Semester-wise syllabus for an M.Tech in Energy Systems Engineering

 

Semester 1:

Core Foundations 

1. Energy Systems Analysis 

   - Thermodynamics, energy balances, exergy analysis, and lifecycle assessment (LCA). 

2. Renewable Energy Technologies 

   - Solar PV/wind systems, biomass, geothermal, and hybrid energy systems. 

3. Power System Engineering 

   - Grid integration, load forecasting, stability, and power electronics for renewable energy. 

4. Energy Economics and Policy 

   - Energy markets, tariffs, carbon pricing, and global energy policies (Paris Agreement, SDGs). 

5. Lab Work 

   - Solar/wind system simulations (HOMER, PVsyst), power flow analysis (MATLAB/PowerWorld). 

 

Semester 2:

 Advanced Energy Systems 

1. Smart Grids and Microgrids 

   - Demand response, distributed energy resources (DERs), IoT-enabled grids, and energy storage. 

2. Energy Storage Systems 

   - Batteries (Li-ion, flow), supercapacitors, hydrogen storage, and thermal energy storage. 
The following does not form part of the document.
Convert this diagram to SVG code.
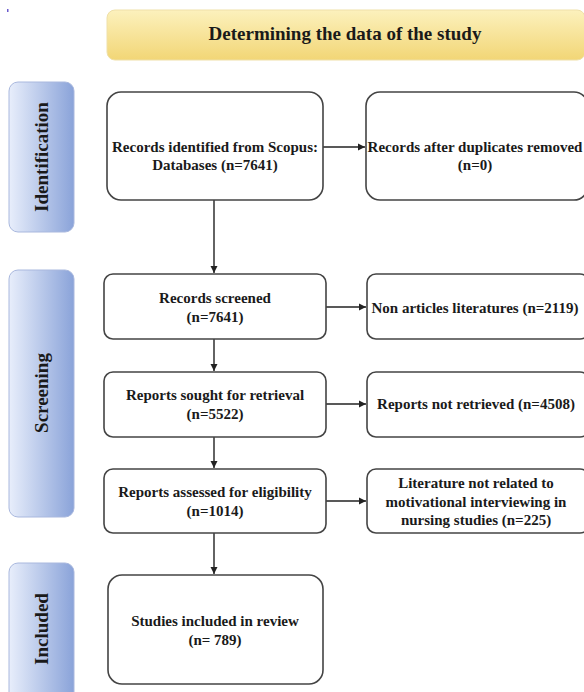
<svg xmlns="http://www.w3.org/2000/svg" width="584" height="692" viewBox="0 0 584 692">
<defs>
<linearGradient id="gBanner" x1="0" y1="0" x2="0" y2="1">
<stop offset="0" stop-color="#fcf1bd"/>
<stop offset="1" stop-color="#f2d676"/>
</linearGradient>
<linearGradient id="gSide" x1="0" y1="0" x2="1" y2="0">
<stop offset="0" stop-color="#e8eefb"/>
<stop offset="1" stop-color="#8aa3d9"/>
</linearGradient>
<marker id="arr" markerWidth="8" markerHeight="8" refX="7" refY="4" orient="auto" markerUnits="userSpaceOnUse">
<path d="M0,0.5 L7,4 L0,7.5 Z" fill="#222"/>
</marker>
<style>
.box{fill:#fff;stroke:#444;stroke-width:1.6}
.side{fill:url(#gSide);stroke:#a9b8de;stroke-width:1}
.t{font-family:"Liberation Serif","Times New Roman",serif;font-weight:bold;font-size:15px;fill:#1a1a1a;text-anchor:middle}
.st{font-family:"Liberation Serif","Times New Roman",serif;font-weight:bold;font-size:19px;fill:#1a1a1a;text-anchor:middle}
.c{stroke:#222;stroke-width:1.4;fill:none;marker-end:url(#arr)}
</style>
</defs>
<rect x="0" y="0" width="584" height="692" fill="#fff"/>
<rect x="7" y="9" width="1.5" height="3" fill="#6a5acd"/>

<g id="banner">
<rect x="107" y="10" width="478" height="50" rx="8" fill="url(#gBanner)" stroke="#efe0a8" stroke-width="1"/>
<text x="345" y="40" class="st" font-size="20">Determining the data of the study</text>
</g>

<g id="side-identification">
<rect x="9" y="82" width="65" height="150" rx="9" class="side"/>
<text class="st" transform="translate(48,157) rotate(-90)">Identification</text>
</g>
<g id="side-screening">
<rect x="9" y="270" width="65" height="247" rx="9" class="side"/>
<text class="st" transform="translate(48,393) rotate(-90)">Screening</text>
</g>
<g id="side-included">
<rect x="9" y="563" width="65" height="140" rx="9" class="side"/>
<text class="st" transform="translate(48,629) rotate(-90)">Included</text>
</g>

<g id="connectors">
<line x1="323" y1="147" x2="365" y2="147" class="c"/>
<line x1="214" y1="200" x2="214" y2="273" class="c"/>
<line x1="326" y1="307" x2="366" y2="307" class="c"/>
<line x1="214" y1="339" x2="214" y2="371" class="c"/>
<line x1="326" y1="404" x2="366" y2="404" class="c"/>
<line x1="214" y1="437" x2="214" y2="468" class="c"/>
<line x1="326" y1="501" x2="366" y2="501" class="c"/>
<line x1="214" y1="533" x2="214" y2="574" class="c"/>
</g>

<g id="n1">
<rect x="107" y="92" width="216" height="108" rx="14" class="box"/>
<text class="t" x="215" y="152">Records identified from Scopus:</text>
<text class="t" x="215" y="170">Databases (n=7641)</text>
</g>
<g id="n2">
<rect x="366" y="92" width="222" height="108" rx="14" class="box"/>
<text class="t" x="475" y="152">Records after duplicates removed</text>
<text class="t" x="475" y="170">(n=0)</text>
</g>
<g id="n3">
<rect x="104" y="274" width="222" height="65" rx="9" class="box"/>
<text class="t" x="215" y="303">Records screened</text>
<text class="t" x="215" y="322">(n=7641)</text>
</g>
<g id="n4">
<rect x="367" y="274" width="222" height="65" rx="9" class="box"/>
<text class="t" x="475" y="313">Non articles literatures (n=2119)</text>
</g>
<g id="n5">
<rect x="104" y="372" width="222" height="65" rx="9" class="box"/>
<text class="t" x="215" y="400">Reports sought for retrieval</text>
<text class="t" x="215" y="419">(n=5522)</text>
</g>
<g id="n6">
<rect x="367" y="372" width="222" height="65" rx="9" class="box"/>
<text class="t" x="476" y="409">Reports not retrieved (n=4508)</text>
</g>
<g id="n7">
<rect x="104" y="469" width="222" height="64" rx="9" class="box"/>
<text class="t" x="215" y="497">Reports assessed for eligibility</text>
<text class="t" x="215" y="516">(n=1014)</text>
</g>
<g id="n8">
<rect x="367" y="469" width="222" height="64" rx="9" class="box"/>
<text class="t" x="476" y="488">Literature not related to</text>
<text class="t" x="476" y="507">motivational interviewing in</text>
<text class="t" x="476" y="525">nursing studies (n=225)</text>
</g>
<g id="n9">
<rect x="108" y="575" width="215" height="109" rx="14" class="box"/>
<text class="t" x="215" y="626">Studies included in review</text>
<text class="t" x="215" y="645">(n= 789)</text>
</g>
</svg>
3. Energy Efficiency and Management

   - Industrial/commercial energy audits, HVAC optimization, and building energy modeling (EnergyPlus). 

4. Elective 1 

   - Options: Electric Vehicle Infrastructure, Carbon Capture and Storage (CCS), Offshore Energy Systems. 

5. Lab Work

   - Microgrid design (DigSILENT), battery management systems (BMS), IoT-based energy monitoring. 

 

Semester 3:

Specialization & Research 

1. Advanced Renewable Energy Systems 

   - Floating solar, offshore wind, concentrated solar power (CSP), and green hydrogen production. 

2. Energy Systems Optimization 

   - Linear/nonlinear programming, AI/ML for energy forecasting, and hybrid system optimization. 

3. Elective 2 

   - Options: Energy Cybersecurity, Bioenergy Systems, Nuclear Energy Technology. 

4. Elective 3 

   - Options: Energy Access in Developing Economies, Advanced Power Electronics for Energy Systems. 

5. Research Project (Phase 1) 

   - Proposal (e.g., smart grid resilience, hybrid renewable systems, or EV charging networks). 

6. Lab Work 

   - Hydrogen fuel cell testing, AI-driven load forecasting (Python), CSP plant simulation (SAM). 

 

Semester 4:

Dissertation & Industry Integration 

1. Dissertation/Thesis

   - Focus areas: Decarbonization strategies, grid modernization, energy storage innovations, or rural electrification. 

2. Industry Internship (Optional)

   - Collaborations with power utilities (NTPC, Siemens), renewable firms (Suzlon, Adani Green), or NGOs. 

3. Emerging Trends Seminar 

   - Topics: AI for energy systems, circular economy in energy, fusion energy, and blockchain for energy trading. 

4. Seminar & Viva Voce 

   - Presentation and defense of research, peer reviews, and industry expert feedback. 

 

Electives (Across Semesters 2–3)

- Electric Vehicle Infrastructure: Charging networks, V2G (vehicle-to-grid) integration, battery recycling. 

- Carbon Capture and Storage (CCS): Post-combustion capture, geological storage, DAC (direct air capture). 

- Energy Cybersecurity: Grid cyber-physical security, encryption, and intrusion detection. 

- Bioenergy Systems: Biogas, biofuels (biodiesel, ethanol), and waste-to-energy technologies. 

- Nuclear Energy: Reactor designs, safety protocols, and small modular reactors (SMRs). 

 

Tools & Technologies 

- Simulation: HOMER Pro, MATLAB/Simulink, ETAP, RETScreen, EnergyPlus. 

- AI/ML: Python (TensorFlow, Scikit-learn), R for energy forecasting. 

- Hardware: Smart meters, IoT sensors (Arduino/Raspberry Pi), battery testing rigs. 

- Policy Analysis: LEAP (Long-range Energy Alternatives Planning), MARKAL/TIMES. 

 

Industry Applications 

- Power Utilities: Grid modernization, renewable integration, demand-side management. 

- Renewable Energy: Solar/wind farm design, green hydrogen projects. 

- Oil & Gas: Transition strategies (CCS, blue hydrogen), energy efficiency optimization. 

- Smart Cities: Microgrids, EV infrastructure, energy-efficient buildings. 

- Consulting: Energy auditing, policy advisory, sustainability reporting.